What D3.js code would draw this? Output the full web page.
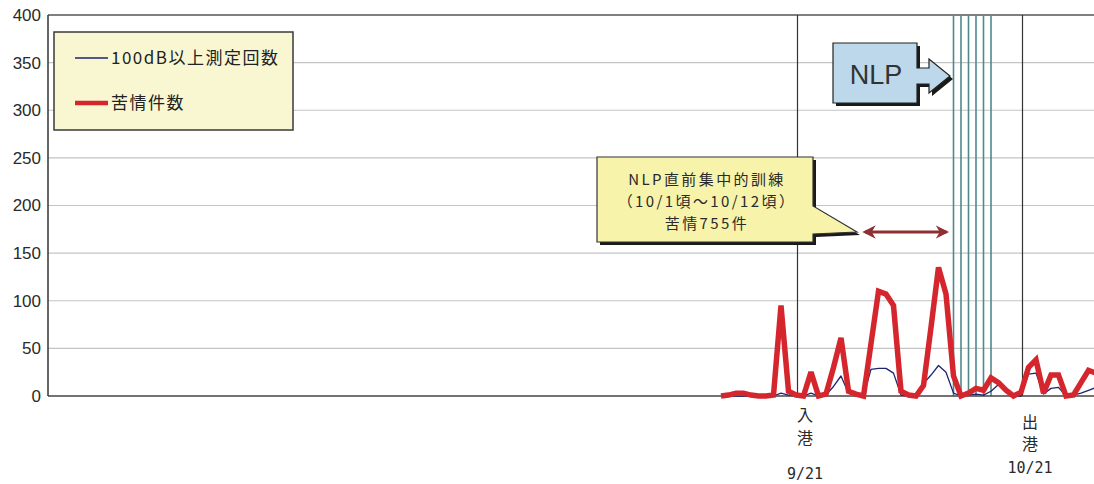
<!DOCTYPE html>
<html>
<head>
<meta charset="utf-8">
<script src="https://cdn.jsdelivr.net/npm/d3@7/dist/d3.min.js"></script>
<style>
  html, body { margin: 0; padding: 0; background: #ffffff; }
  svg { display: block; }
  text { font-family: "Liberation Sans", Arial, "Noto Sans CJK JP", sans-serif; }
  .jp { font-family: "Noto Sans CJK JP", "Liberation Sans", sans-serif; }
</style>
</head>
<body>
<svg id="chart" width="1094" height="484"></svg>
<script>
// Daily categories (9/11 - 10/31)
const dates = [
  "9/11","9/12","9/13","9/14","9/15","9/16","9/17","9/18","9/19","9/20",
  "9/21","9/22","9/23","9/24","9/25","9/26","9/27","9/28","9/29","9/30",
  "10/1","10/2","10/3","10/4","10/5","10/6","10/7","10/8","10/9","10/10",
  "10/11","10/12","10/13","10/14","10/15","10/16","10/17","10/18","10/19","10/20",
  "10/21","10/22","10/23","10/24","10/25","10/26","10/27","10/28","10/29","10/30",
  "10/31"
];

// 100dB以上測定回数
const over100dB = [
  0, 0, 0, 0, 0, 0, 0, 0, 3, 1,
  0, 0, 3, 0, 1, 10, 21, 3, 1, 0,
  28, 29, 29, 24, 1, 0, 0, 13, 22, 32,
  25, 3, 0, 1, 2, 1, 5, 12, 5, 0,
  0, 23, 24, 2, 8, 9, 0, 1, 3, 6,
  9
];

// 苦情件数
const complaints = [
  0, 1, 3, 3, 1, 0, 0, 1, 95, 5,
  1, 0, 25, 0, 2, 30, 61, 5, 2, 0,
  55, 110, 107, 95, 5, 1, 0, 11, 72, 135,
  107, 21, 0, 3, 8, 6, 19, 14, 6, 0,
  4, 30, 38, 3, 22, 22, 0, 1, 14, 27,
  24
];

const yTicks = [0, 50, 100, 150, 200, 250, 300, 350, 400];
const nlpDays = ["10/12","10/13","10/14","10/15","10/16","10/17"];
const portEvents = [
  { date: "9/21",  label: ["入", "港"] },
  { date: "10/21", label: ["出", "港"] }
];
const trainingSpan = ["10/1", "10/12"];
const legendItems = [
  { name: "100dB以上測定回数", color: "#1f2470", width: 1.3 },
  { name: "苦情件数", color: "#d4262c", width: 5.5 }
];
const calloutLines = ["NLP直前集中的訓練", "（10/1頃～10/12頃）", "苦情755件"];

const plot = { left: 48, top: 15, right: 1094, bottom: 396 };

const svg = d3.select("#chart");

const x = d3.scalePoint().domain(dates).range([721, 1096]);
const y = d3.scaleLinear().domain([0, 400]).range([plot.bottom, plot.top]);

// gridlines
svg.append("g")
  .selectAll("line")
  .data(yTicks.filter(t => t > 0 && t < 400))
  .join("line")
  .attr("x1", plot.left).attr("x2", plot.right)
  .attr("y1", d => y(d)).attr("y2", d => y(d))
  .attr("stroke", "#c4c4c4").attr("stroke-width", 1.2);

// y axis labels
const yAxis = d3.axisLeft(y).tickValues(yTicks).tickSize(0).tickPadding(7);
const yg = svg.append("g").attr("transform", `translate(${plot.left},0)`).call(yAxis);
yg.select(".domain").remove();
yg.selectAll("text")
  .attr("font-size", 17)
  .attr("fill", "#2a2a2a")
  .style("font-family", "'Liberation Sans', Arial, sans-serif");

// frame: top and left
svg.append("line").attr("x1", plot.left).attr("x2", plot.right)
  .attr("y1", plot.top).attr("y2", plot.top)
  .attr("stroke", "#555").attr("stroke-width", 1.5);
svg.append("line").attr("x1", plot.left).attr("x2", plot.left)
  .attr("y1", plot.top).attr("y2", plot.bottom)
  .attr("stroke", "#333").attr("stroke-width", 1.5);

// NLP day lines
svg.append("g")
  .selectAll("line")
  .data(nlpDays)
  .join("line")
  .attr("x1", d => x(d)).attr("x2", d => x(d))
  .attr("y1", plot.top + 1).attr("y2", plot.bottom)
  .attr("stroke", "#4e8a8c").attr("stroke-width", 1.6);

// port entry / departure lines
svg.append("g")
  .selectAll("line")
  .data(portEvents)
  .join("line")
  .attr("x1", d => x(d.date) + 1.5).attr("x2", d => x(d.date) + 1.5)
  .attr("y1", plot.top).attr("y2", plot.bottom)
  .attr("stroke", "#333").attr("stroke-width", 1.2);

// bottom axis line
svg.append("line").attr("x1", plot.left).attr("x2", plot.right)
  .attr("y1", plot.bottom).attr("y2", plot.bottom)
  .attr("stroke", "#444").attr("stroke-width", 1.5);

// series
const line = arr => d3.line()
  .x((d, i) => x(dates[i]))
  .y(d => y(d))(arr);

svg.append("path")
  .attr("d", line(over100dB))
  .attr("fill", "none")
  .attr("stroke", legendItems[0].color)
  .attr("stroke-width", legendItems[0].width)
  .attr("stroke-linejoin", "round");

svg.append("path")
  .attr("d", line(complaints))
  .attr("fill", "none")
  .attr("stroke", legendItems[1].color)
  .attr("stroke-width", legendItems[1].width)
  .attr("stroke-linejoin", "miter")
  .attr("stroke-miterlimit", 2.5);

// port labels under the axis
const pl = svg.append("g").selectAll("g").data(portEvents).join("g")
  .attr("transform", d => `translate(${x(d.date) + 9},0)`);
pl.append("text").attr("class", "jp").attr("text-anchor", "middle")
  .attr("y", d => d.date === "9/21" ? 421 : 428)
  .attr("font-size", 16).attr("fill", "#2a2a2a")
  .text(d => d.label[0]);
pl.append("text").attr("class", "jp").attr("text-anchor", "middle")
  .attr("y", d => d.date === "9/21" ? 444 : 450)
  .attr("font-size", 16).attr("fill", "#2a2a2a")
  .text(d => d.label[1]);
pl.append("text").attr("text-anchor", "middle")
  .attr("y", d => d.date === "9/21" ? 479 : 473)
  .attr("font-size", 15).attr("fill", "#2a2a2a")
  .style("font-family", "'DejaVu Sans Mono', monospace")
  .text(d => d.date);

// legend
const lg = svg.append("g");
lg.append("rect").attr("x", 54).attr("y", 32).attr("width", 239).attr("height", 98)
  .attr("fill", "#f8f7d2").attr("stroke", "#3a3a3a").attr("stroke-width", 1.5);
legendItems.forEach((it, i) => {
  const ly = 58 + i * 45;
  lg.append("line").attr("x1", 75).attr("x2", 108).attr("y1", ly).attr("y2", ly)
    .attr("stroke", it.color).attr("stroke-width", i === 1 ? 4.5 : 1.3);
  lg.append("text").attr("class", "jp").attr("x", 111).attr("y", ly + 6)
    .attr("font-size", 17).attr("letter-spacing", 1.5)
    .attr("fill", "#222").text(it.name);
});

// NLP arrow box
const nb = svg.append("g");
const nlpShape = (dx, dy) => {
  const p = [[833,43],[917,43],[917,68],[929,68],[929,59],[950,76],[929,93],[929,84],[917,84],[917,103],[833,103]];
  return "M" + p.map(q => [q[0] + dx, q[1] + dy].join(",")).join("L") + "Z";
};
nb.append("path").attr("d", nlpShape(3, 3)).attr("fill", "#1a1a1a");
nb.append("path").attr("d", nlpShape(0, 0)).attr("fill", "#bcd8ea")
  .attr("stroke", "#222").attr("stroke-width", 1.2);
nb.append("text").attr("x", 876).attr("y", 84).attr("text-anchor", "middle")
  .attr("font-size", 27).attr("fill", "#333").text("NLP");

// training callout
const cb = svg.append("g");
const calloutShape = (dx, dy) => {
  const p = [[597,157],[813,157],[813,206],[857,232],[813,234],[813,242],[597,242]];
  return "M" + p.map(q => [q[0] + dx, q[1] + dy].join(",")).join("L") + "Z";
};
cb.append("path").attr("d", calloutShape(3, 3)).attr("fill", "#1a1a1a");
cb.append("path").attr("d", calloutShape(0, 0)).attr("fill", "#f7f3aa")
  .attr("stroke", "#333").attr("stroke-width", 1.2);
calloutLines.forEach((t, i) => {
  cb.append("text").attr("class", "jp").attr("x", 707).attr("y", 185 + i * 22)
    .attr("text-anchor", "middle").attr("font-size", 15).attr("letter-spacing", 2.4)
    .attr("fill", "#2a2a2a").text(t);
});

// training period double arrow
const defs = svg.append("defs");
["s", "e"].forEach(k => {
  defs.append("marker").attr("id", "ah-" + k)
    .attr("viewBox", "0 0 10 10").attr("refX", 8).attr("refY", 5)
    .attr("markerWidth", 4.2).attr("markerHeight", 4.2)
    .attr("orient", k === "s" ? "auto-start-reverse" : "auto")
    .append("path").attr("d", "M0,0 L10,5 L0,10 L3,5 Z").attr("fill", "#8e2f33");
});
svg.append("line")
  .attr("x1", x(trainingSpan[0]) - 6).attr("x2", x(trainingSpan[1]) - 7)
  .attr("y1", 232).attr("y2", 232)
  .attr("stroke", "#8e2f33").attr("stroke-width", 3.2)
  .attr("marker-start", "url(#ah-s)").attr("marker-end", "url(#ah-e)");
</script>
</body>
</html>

INSTRUCTIONS FOR THE TASK>
Everything from the first line to the line with "1094, bottom: 396" must be repeated exactly, and nothing else. Leave the pictures out.

ANSWER>
What D3.js code would draw this? Output the full web page.
<!DOCTYPE html>
<html>
<head>
<meta charset="utf-8">
<script src="https://cdn.jsdelivr.net/npm/d3@7/dist/d3.min.js"></script>
<style>
  html, body { margin: 0; padding: 0; background: #ffffff; }
  svg { display: block; }
  text { font-family: "Liberation Sans", Arial, "Noto Sans CJK JP", sans-serif; }
  .jp { font-family: "Noto Sans CJK JP", "Liberation Sans", sans-serif; }
</style>
</head>
<body>
<svg id="chart" width="1094" height="484"></svg>
<script>
// Daily categories (9/11 - 10/31)
const dates = [
  "9/11","9/12","9/13","9/14","9/15","9/16","9/17","9/18","9/19","9/20",
  "9/21","9/22","9/23","9/24","9/25","9/26","9/27","9/28","9/29","9/30",
  "10/1","10/2","10/3","10/4","10/5","10/6","10/7","10/8","10/9","10/10",
  "10/11","10/12","10/13","10/14","10/15","10/16","10/17","10/18","10/19","10/20",
  "10/21","10/22","10/23","10/24","10/25","10/26","10/27","10/28","10/29","10/30",
  "10/31"
];

// 100dB以上測定回数
const over100dB = [
  0, 0, 0, 0, 0, 0, 0, 0, 3, 1,
  0, 0, 3, 0, 1, 10, 21, 3, 1, 0,
  28, 29, 29, 24, 1, 0, 0, 13, 22, 32,
  25, 3, 0, 1, 2, 1, 5, 12, 5, 0,
  0, 23, 24, 2, 8, 9, 0, 1, 3, 6,
  9
];

// 苦情件数
const complaints = [
  0, 1, 3, 3, 1, 0, 0, 1, 95, 5,
  1, 0, 25, 0, 2, 30, 61, 5, 2, 0,
  55, 110, 107, 95, 5, 1, 0, 11, 72, 135,
  107, 21, 0, 3, 8, 6, 19, 14, 6, 0,
  4, 30, 38, 3, 22, 22, 0, 1, 14, 27,
  24
];

const yTicks = [0, 50, 100, 150, 200, 250, 300, 350, 400];
const nlpDays = ["10/12","10/13","10/14","10/15","10/16","10/17"];
const portEvents = [
  { date: "9/21",  label: ["入", "港"] },
  { date: "10/21", label: ["出", "港"] }
];
const trainingSpan = ["10/1", "10/12"];
const legendItems = [
  { name: "100dB以上測定回数", color: "#1f2470", width: 1.3 },
  { name: "苦情件数", color: "#d4262c", width: 5.5 }
];
const calloutLines = ["NLP直前集中的訓練", "（10/1頃～10/12頃）", "苦情755件"];

const plot = { left: 48, top: 15, right: 1094, bottom: 396 };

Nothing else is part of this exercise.